The Radeon RX 6500 XT Vs RX 580

The rx 6500 xt is an entry-level GPU aimed at people who've hung on to two-generations-old CPUs or those upgrading from the Radeon RX 570. It's priced just below Nvidia's GeForce GTX 1650 Super, which is one of the most popular GPUs on the market today, and is intended for budget gaming at 1080p.

The 6500 XT has a few notable quirks that make it stand out from its competition. For starters, it has 4GB of GDDR6 memory compared to the typical 8GB found on competing cards. This limits the card's support for high-resolution textures and broad 3D models in games.

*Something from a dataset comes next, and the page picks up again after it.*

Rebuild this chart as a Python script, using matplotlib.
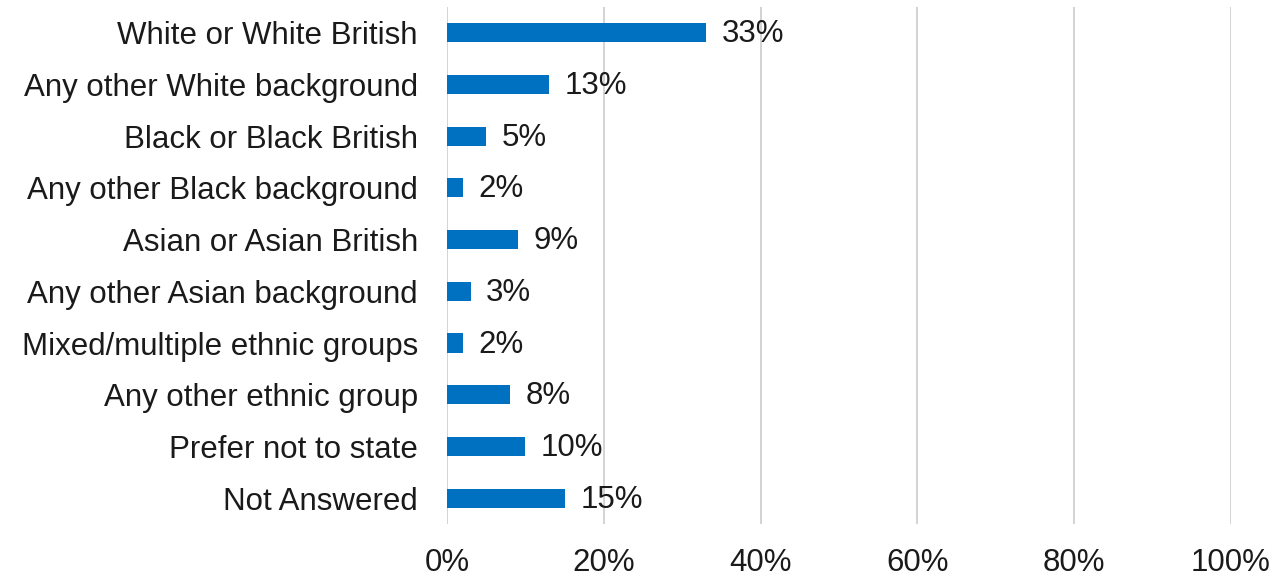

Thankfully, AMD's Smart Access Memory technology is capable of reducing this bottleneck somewhat.

Another oddity is that the chip has just four PCIe 4.0 lanes, which is almost unheard of in a gaming graphics card. This limits the card's performance when paired with older systems that use PCIe 3.0 lanes. In modern systems with a PCIe 4.0-compatible motherboard and CPU, the 6500 XT should run at its intended medium to high graphics settings.

Finally, the 6500 XT isn't well-equipped to handle content creation workloads. Its weak performance in this area is particularly noticeable when compared to the RTX 3050, and it isn't much better than the more expensive RX 580. That's an unfortunate fact, considering that it's a graphics card designed to compete with Nvidia's GPUs in the $300 price-range and beyond. That's a market where Nvidia's hardware encoding has become increasingly important for users who record their gaming sessions or plan to stream them online.